Reiki has about as much of an impact on curing or healing diseases as reading this sentence does. But either Oz is super pussy-whipped, which leads to him making really bad medical decisions, or his wife really is a witch and he's under some crazy enchanted spell, because he has been incorporating Reiki into open-heart surgeries since long before he was on TV.
It's one thing if you believe in Reiki, black magic, or whatever voodoo you're into and practice it in your personal life because you find some kind of positive benefit from it. But I'm not sure the operating room is the place for seances and Ouija boards, unless it's an episode of Grey's Anatomy.

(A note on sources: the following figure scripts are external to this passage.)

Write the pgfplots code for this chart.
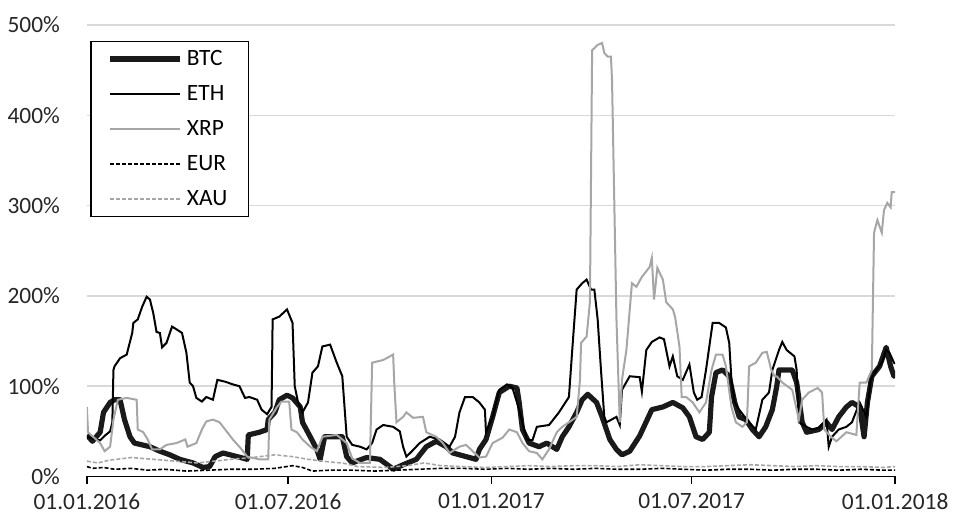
\documentclass[border=0pt]{standalone}
\usepackage{fontspec}
\setmainfont{Carlito}
\usepackage{pgfplots}
\usepackage{pgfplotstable}
\pgfplotsset{compat=1.18}
\definecolor{gridc}{HTML}{D9D9D9}
\definecolor{xrpc}{HTML}{A6A6A6}
\definecolor{txtc}{HTML}{262626}
\definecolor{btcc}{HTML}{1A1A1A}

\pgfplotstableread{
d v
0 46
5 39
12 49
15 71
21 82
25 85
30 85
34 63
39 44
43 37
57 33
66 28
75 24
84 19
96 15
105 10
111 11
116 22
123 26
136 22
145 19
146 46
156 49
163 52
164 63
170 71
174 85
181 90
186 87
193 77
195 60
202 44
208 30
211 19
215 44
231 44
235 22
240 15
244 17
253 21
265 19
274 11
277 8
286 13
298 19
307 33
316 39
325 33
331 26
343 22
352 19
355 30
361 41
367 66
373 93
382 100
389 98
391 82
394 52
400 37
409 33
416 37
425 30
430 44
436 55
443 71
448 85
453 91
461 82
466 66
473 41
479 30
484 24
491 28
500 45
511 74
521 77
530 82
539 76
545 66
551 44
557 41
563 49
565 88
569 115
575 118
581 111
586 82
590 66
596 63
602 52
608 44
614 55
620 74
624 100
626 118
638 118
642 104
647 60
651 49
662 52
669 60
674 52
680 66
687 77
692 82
699 77
703 44
706 82
710 111
717 122
723 143
727 122
730 111
731 115
}\btc

\pgfplotstableread{
d v
0 44
5 42
12 40
16 45
21 50
23 60
24 118
25 122
30 131
36 135
41 159
42 170
46 174
50 188
54 199
57 196
60 181
63 160
66 159
68 143
72 148
77 166
81 163
86 159
90 137
93 104
96 100
99 87
104 83
108 88
114 85
118 107
125 105
132 102
138 100
143 87
147 88
154 85
158 74
163 69
167 77
168 174
174 177
181 185
183 179
186 170
188 100
191 82
195 71
200 82
204 115
209 122
213 144
220 146
226 126
231 111
235 44
240 35
247 33
253 30
258 37
262 52
268 57
277 55
283 50
286 33
289 22
294 28
301 37
310 44
319 41
328 33
333 44
337 71
342 88
349 88
355 82
360 74
361 49
367 66
373 96
380 102
385 98
391 74
398 41
403 40
407 55
418 57
427 71
436 88
439 140
443 207
448 214
452 218
456 207
459 207
462 174
465 118
468 66
470 60
479 66
482 57
484 96
491 111
500 110
502 94
506 140
511 149
518 154
522 152
527 122
530 133
534 111
539 107
545 124
549 93
552 85
556 88
560 118
566 170
572 170
578 165
581 148
583 107
586 82
590 74
595 66
599 60
605 52
611 85
617 93
620 118
626 140
629 149
633 140
640 133
642 118
644 60
651 55
656 52
662 54
669 63
671 33
674 44
680 52
687 55
692 60
699 82
705 66
709 107
714 118
719 126
723 140
726 137
730 126
731 125
}\eth

\pgfplotstableread{
d v
0 77
1 49
12 37
16 28
21 33
24 63
28 85
36 87
45 85
46 52
51 49
55 41
59 30
66 30
72 35
81 37
89 41
91 33
99 37
104 52
108 61
114 63
120 60
127 49
132 41
140 30
145 22
156 19
164 19
165 63
172 77
176 83
183 83
185 52
190 49
195 41
202 33
208 28
213 44
226 46
235 37
240 20
247 15
256 15
258 126
268 129
274 133
277 135
278 104
280 60
286 66
289 71
295 65
304 66
307 49
316 44
322 37
328 26
337 33
343 35
355 21
361 22
367 37
376 43
382 52
389 49
394 37
400 28
407 26
412 19
418 30
425 49
430 55
436 60
443 66
446 107
447 148
452 155
455 193
457 472
462 478
466 480
468 469
471 465
474 465
475 439
479 174
482 60
484 107
488 140
493 214
497 210
502 221
509 232
511 242
513 196
516 231
521 218
524 193
530 185
532 177
536 144
538 88
542 88
548 82
554 71
560 82
565 118
569 135
575 135
578 122
583 77
587 60
593 55
597 60
599 122
605 126
611 137
615 138
619 118
622 111
624 111
629 104
638 96
644 63
647 85
653 93
661 98
665 93
667 52
673 44
678 39
687 49
696 46
699 104
705 104
710 118
712 270
715 284
719 270
721 295
724 303
727 298
728 315
731 315
}\xrp

\pgfplotstableread{
d v
0 11
5 9
15 10
25 8
40 9
55 7
70 8
90 6
110 7
130 8
150 8
170 9
186 12
195 10
204 6
220 7
240 7
260 6
280 7
300 8
320 9
340 9
360 8
380 9
400 8
420 9
440 8
460 9
480 8
500 8
520 9
540 8
560 7
580 8
600 8
620 7
640 8
660 8
680 7
700 8
720 7
731 7
}\eur

\pgfplotstableread{
d v
0 17
10 15
20 18
40 21
60 19
80 17
100 15
115 17
130 19
150 21
170 24
186 22
200 19
220 16
231 15
245 11
270 10
290 12
305 15
320 12
340 11
360 10
380 11
400 12
420 11
440 12
460 12
480 11
500 13
520 12
540 11
560 11
580 12
600 13
620 12
640 11
660 12
680 11
700 11
720 10
731 11
}\xau

\begin{document}
\begin{tikzpicture}
\begin{axis}[
  scale only axis, width=404.5pt, height=226pt,
  xmin=0, xmax=731, ymin=0, ymax=500,
  axis x line*=bottom, axis y line*=left,
  y axis line style={draw=none},
  x axis line style={black, line width=0.75pt, -},
  xtick={0,182,366,547,731},
  xticklabels={01.01.2016,01.07.2016,01.01.2017,01.07.2017,01.01.2018},
  ytick={0,100,200,300,400,500},
  yticklabels={0\%,100\%,200\%,300\%,400\%,500\%},
  ymajorgrids, grid style={gridc, line width=0.75pt},
  tick align=outside, major tick length=4pt,
  xtick style={black, line width=0.75pt},
  ytick style={draw=none},
  tick label style={font=\fontsize{11.7}{13}\selectfont, text=txtc},
  yticklabel style={xshift=-6pt},
  xticklabel style={yshift=-1pt},
  legend style={at={(0.004,0.965)}, anchor=north west, draw=black, line width=0.75pt,
    font=\fontsize{11.7}{13}\selectfont, text=black, row sep=0pt, inner xsep=8.5pt, inner ysep=0pt},
  legend cell align=left,
  legend style={nodes={text height=9.2pt, text depth=2.3pt, inner ysep=3pt}},
  legend image code/.code={\draw[#1] (0pt,0pt) -- (35pt,0pt);},
]
\addplot[btcc, line width=2.6pt, line join=round] table[x=d,y=v] {\btc};
\addlegendentry{BTC}
\addplot[black, line width=1pt] table[x=d,y=v] {\eth};
\addlegendentry{ETH}
\addplot[xrpc, line width=1pt] table[x=d,y=v] {\xrp};
\addlegendentry{XRP}
\addplot[black, line width=0.8pt, dash pattern=on 2pt off 1pt] table[x=d,y=v] {\eur};
\addlegendentry{EUR}
\addplot[xrpc, line width=0.8pt, dash pattern=on 2pt off 1pt] table[x=d,y=v] {\xau};
\addlegendentry{XAU}
\end{axis}
\path ([shift={(-43.5pt,-20.5pt)}]current axis.south west) rectangle ([shift={(29.5pt,12.5pt)}]current axis.north east);
\end{tikzpicture}
\end{document}
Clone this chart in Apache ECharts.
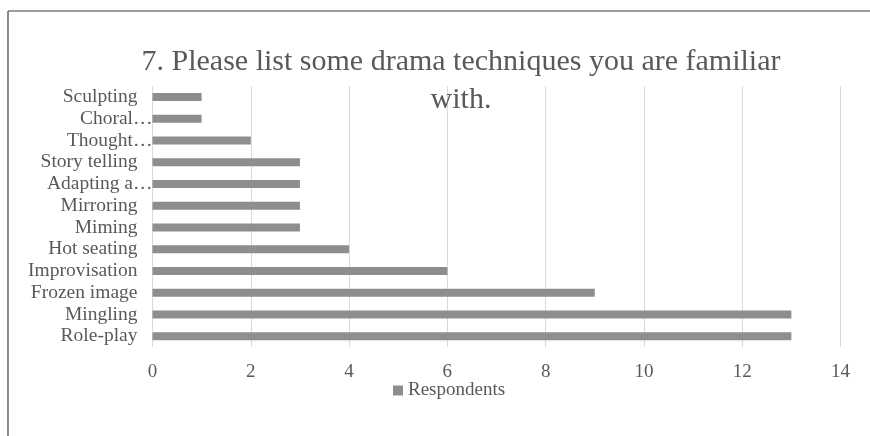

Next thing you know, he'll be canceling surgeries because Mercury's in retrograde or his fourth chakra is clogged.
Nevertheless, because he is an actual medical doctor, an endorsement from Mehmet Oz can make pretty much anything seem credible to the untrained eye, which isn't at all lost on the people who practice this stuff. Name a crackpot diet fad or medical treatment, and you're almost sure to find a page like this to go along with it:
Don't worry if you can't read the text, it's all nonsense.
A paragraph full of the legitimate medical accomplishments of Dr. Oz followed by 17 more about some made up bullshit he's somehow found reason to endorse. The best Dr. Oz moment in that article, however, comes in the form of this quote:
His promotion of mysticism on what's supposed to be a medical show is an obvious matter of contention, and it's not just his use of Reiki. The Dr. Oz Show gives a platform to other magical beings, such as psychics and faith healers. One guest, Dr. Issam Nemeh, a former anesthesiologist turned faith healer, claimed to have used magic and acupuncture to cure a lung tumor and idiopathic pulmonary fibrosis.
And to think all Yoda ever did with The Force was get Luke's X-Wing out of the swamp. Slacker.